Full house: Sports Team

Neu Full house: Sports Team

Craving a side of theatricality with your indie gig? Some pizazz? Maybe a few sharks?! Welcome Sports Team: the flamboyant, hilarious answer to all your prayers.

It’s 7.30pm on a Tuesday night and we’re sat in the middle of a bingo hall being snarled at by an angry pensioner. It’s not just any bingo hall, mind. No, Cricklewood’s Beacons Bingo holds the lofty title of the UK’s largest venue for this sort of thing, and we’re here upon the specific request of Sports Team – a band who seem naturally drawn to semi-suburban curios like these, much to the irritation of the nearby gamblers desperately hissing at singer Alex Rice to shut up. “There are two things you can do if you come from the suburbs,” he’s theorising. “You can send something down and say it’s grim and boring, or you can, if not romanticise it, then talk about it and be interested and make it lyrical and beautiful. Maybe that’s the difference with the sound we’re making.”

Since meeting at Cambridge University, the band (completed by guitarist and songwriter Rob Naggs, drummer Al Greenwood, guitarist Henry Young, bassist Oli Dewdney and Ben Mac on, er, shaker) have always taken the road less travelled. Among a near-non-existent music scene consisting primarily of choral groups and covers bands, the group started writing their own off-kilter tales of suburban romance and putting on their own night – the excellently-titled Poundband. “For us, it’s always been about making the gig an event,” explains Alex. “We did a tombola, we’d trick the local Labour candidate into coming down and introducing us, there were all these ‘bits’ that we had to make people come.” Eventually, Sports Team became such an established anomaly around Cambridge that they were asked to play the uni’s prestigious May Balls. “We’d be sharing dressing rooms with Nero, Shura, and Loyle Carner - that was one of the line ups,” remembers the singer. “We played before Pendulum once…”
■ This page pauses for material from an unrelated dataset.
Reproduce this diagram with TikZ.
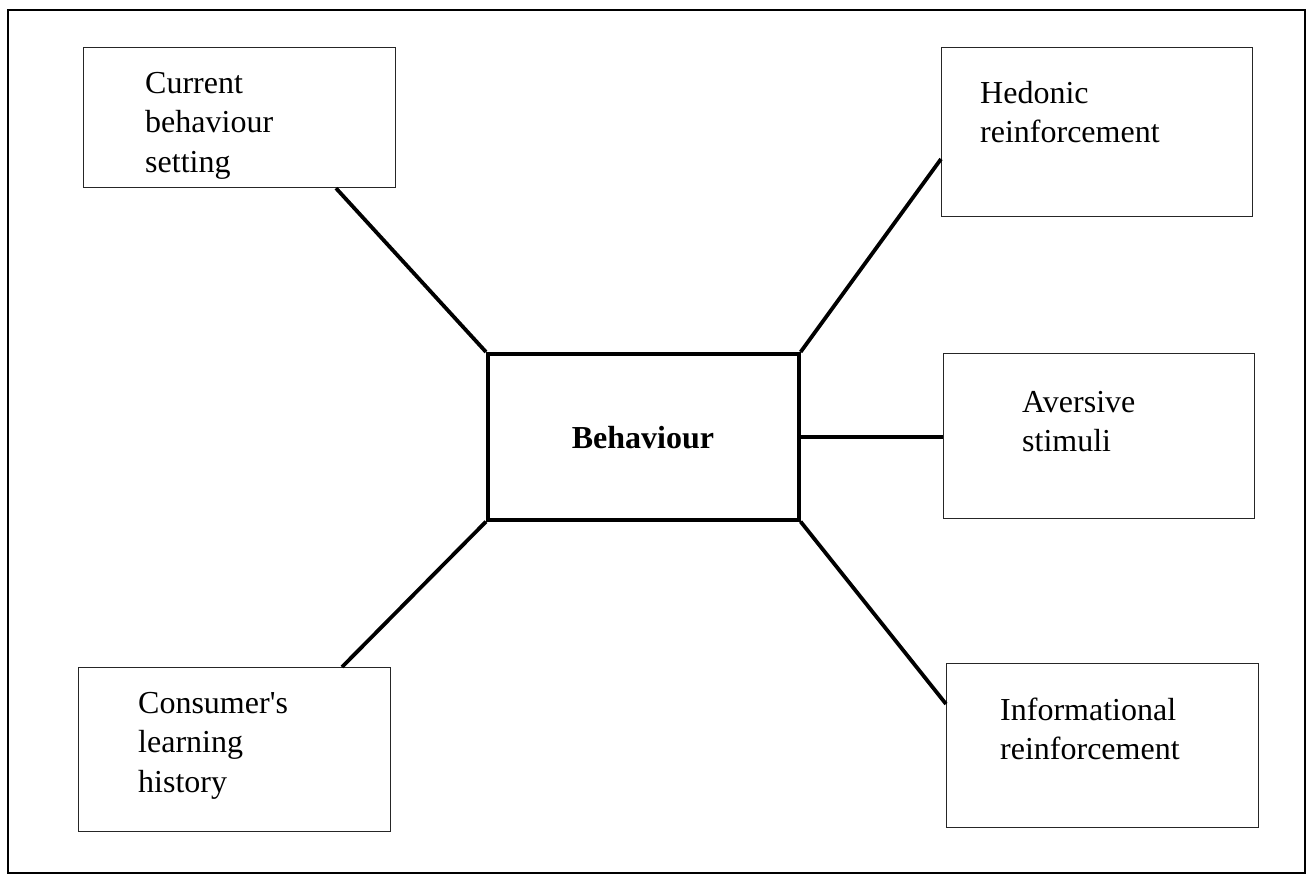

Moving to their shared house in Harlesden, the band upped their oddball live act to a series of ramshackle London shows – flamboyant and theatrical, with Alex in the centre of it all, prancing ‘round the stage like a young Jarvis, and Ben standing perfectly still, shaking a packet of Tic Tacs. “It was definitely born out of the fact that if you don’t have loads of songs then you’ve got to make a show,” says the frontman. “I just think it’s a higher art form than the actual songwriting, doing the performing bit. I think it’s quite lowbrow, the songwriting bit.”

Full house: Sports Team Full house: Sports Team Full house: Sports Team

"I always try not to second guess what's cool or not cool."

— Rob Naggs

Alex, it turns out from the amused head shakes that respond to that particular quip, does not actually write the songs. The Liam to Rob’s Noel, he’s primarily the outspoken mouthpiece of the operation. Rob, meanwhile, is covertly tucking some zingers in behind the scenes too. On ‘Camel Crew’ they slyly dig "This avant garde is still the same / Go to Goldsmiths and they dye their fringes / You know they’ve made it only when they sign the rights to Sony" - supposedly aimed at HMLTD. "The outrage they had shows how self-congratulatory that whole scene is," snorts Alex. "Their A&R walked out of our set when he heard it, but if you hear the lyrics it couldn’t be tamer." Shortly after our interview, the band get in another lol-worthy Twitter beef with Shame. Is it a joke? Who knows. And therein lies the brilliance of Sports Team.

Take single ‘Kutcher’. A eulogy to the ultimate romance of the TV star and actress Demi Moore, it’s a surreal and brilliant slice of absurdity. "As soon as you start to pretend to be a big band and sing about things outside of your experience, it becomes very embarrassing, very quickly," says Rob. "So I always try not to second guess what’s cool or not cool." And by not giving a shit about being cool, Sports Team have ended up weirdly cool regardless. What world are Sports Team trying to inhabit, we ask? "It’s Mock Tudor with a hint of lovable amateurism. A bit of [runner] Roger Bannister. [John] Betjeman’s a good reference, and a Will Self wandering element. That’s probably where we are," assesses Alex. Well, exactly.

Full house: Sports Team Full house: Sports Team Full house: Sports Team

"It was definitely born out of the fact that if you don’t have loads of songs then you’ve got to make a show."

— Alex Rice

For their next trick, Sports Team have recently announced a reasonably ambitious date at London’s Scala. Naturally, they’ve got some lofty plans for the night. "There are very grand themes we’re floating the idea of," nods the singer. "The promoters want it to be something like ‘Sports Team and Friends’, but we want to do a shark theme. Get a beach upstairs, cages, boats, surfers. Thorpe Park, Splash Down vibe – log flumes, that sort of things. You know Robbie Williams at Knebworth where he gets lowered down on a harness and dangled in? We wanna do that. 100% getting a harness."

It sounds ridiculous, but honestly at this point, we wouldn’t bet against it.

Sports Team's new single 'Kutcher' is out now.